- **Problem details**: Report how many lines hold the word "React"; give nothing but the number.

- **Supplied material**:
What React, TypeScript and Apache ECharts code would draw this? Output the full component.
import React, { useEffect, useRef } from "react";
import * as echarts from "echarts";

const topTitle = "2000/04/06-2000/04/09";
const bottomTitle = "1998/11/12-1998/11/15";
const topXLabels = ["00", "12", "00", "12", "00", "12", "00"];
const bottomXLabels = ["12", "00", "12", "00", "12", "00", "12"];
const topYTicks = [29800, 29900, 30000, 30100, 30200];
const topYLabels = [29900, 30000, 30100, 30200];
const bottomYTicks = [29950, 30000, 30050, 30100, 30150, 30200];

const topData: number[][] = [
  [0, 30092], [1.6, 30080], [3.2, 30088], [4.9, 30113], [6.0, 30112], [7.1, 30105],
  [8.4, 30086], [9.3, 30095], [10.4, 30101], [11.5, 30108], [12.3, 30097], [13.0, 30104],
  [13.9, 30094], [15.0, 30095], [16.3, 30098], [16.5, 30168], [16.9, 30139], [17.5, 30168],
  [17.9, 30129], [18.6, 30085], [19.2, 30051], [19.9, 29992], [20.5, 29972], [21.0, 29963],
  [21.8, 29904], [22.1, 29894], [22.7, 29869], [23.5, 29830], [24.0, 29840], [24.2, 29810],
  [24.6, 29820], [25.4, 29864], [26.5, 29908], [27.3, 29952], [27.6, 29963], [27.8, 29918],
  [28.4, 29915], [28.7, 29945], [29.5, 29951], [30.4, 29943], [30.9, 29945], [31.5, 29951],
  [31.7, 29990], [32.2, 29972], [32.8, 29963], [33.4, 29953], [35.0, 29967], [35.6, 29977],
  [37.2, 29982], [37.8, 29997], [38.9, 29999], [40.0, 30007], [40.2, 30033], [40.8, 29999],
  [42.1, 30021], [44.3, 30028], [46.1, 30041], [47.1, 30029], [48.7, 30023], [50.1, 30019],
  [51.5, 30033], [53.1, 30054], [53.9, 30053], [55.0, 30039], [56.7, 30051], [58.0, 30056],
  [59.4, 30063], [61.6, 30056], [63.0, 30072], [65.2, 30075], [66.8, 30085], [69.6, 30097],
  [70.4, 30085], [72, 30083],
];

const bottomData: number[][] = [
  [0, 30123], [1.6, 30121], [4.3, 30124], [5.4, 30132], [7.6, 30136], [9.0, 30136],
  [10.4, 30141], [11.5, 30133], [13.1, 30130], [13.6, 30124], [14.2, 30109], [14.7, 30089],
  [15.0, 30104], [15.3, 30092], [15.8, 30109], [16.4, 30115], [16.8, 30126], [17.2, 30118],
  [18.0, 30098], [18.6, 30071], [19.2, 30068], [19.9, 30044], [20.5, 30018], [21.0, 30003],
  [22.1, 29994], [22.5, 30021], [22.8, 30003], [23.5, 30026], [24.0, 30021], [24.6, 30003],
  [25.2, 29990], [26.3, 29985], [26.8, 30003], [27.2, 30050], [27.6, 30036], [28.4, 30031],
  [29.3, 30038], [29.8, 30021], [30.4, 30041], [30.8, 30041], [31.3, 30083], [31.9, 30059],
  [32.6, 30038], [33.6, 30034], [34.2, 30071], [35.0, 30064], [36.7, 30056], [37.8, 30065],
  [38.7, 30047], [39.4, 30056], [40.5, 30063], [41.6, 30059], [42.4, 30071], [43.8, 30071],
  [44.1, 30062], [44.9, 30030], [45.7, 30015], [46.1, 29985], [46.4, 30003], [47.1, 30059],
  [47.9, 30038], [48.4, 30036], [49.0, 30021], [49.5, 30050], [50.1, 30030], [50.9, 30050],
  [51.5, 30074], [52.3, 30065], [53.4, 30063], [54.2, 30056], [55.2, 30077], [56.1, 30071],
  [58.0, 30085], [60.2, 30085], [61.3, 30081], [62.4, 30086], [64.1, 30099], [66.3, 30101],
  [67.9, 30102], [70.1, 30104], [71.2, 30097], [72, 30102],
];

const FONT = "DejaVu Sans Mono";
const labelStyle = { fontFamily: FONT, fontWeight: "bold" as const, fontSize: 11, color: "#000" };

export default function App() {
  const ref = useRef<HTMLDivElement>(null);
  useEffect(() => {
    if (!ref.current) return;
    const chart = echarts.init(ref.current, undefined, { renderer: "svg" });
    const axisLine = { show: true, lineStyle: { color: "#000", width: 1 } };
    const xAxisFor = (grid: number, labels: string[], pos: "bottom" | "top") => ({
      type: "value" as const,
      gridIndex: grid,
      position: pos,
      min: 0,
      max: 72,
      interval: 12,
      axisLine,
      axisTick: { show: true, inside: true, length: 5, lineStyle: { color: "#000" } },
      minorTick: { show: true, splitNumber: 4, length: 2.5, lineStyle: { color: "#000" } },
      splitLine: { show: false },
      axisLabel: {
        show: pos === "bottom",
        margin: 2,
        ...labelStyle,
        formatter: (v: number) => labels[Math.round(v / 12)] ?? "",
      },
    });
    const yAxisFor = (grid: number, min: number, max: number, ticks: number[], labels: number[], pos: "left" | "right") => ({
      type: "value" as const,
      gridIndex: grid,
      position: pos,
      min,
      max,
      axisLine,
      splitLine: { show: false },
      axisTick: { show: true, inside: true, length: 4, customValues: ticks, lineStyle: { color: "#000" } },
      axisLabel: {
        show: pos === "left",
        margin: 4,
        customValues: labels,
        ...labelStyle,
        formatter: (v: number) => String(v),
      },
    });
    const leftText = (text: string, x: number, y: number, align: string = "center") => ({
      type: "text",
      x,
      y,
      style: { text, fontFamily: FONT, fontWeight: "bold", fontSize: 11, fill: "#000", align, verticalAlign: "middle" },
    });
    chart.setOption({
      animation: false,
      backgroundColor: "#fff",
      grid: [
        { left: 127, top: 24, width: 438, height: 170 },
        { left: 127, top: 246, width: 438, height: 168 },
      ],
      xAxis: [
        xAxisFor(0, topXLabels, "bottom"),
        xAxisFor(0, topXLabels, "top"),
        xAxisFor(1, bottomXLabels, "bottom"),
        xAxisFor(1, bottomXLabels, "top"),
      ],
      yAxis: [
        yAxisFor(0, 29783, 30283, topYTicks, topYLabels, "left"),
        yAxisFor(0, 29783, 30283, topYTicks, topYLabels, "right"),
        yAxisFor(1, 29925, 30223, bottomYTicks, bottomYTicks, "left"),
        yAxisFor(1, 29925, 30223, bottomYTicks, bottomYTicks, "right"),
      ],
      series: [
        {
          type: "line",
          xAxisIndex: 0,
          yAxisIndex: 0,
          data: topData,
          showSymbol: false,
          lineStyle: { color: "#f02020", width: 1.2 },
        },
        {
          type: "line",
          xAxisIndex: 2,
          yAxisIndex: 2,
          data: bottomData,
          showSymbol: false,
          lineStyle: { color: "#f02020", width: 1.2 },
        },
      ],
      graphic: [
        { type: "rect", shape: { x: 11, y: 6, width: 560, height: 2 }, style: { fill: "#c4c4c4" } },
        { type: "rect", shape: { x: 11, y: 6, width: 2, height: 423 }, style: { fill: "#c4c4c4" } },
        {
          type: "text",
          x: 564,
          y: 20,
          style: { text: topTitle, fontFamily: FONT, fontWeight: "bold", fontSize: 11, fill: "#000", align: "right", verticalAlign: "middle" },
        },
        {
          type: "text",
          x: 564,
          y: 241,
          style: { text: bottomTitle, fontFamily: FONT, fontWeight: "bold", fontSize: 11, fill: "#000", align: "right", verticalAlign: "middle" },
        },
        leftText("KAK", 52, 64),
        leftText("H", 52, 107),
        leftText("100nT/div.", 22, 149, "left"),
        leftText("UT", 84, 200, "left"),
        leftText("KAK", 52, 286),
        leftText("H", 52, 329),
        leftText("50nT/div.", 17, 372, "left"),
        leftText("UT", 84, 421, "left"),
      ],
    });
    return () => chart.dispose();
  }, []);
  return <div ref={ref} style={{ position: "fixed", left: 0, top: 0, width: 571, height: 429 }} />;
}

- **Task output**: 2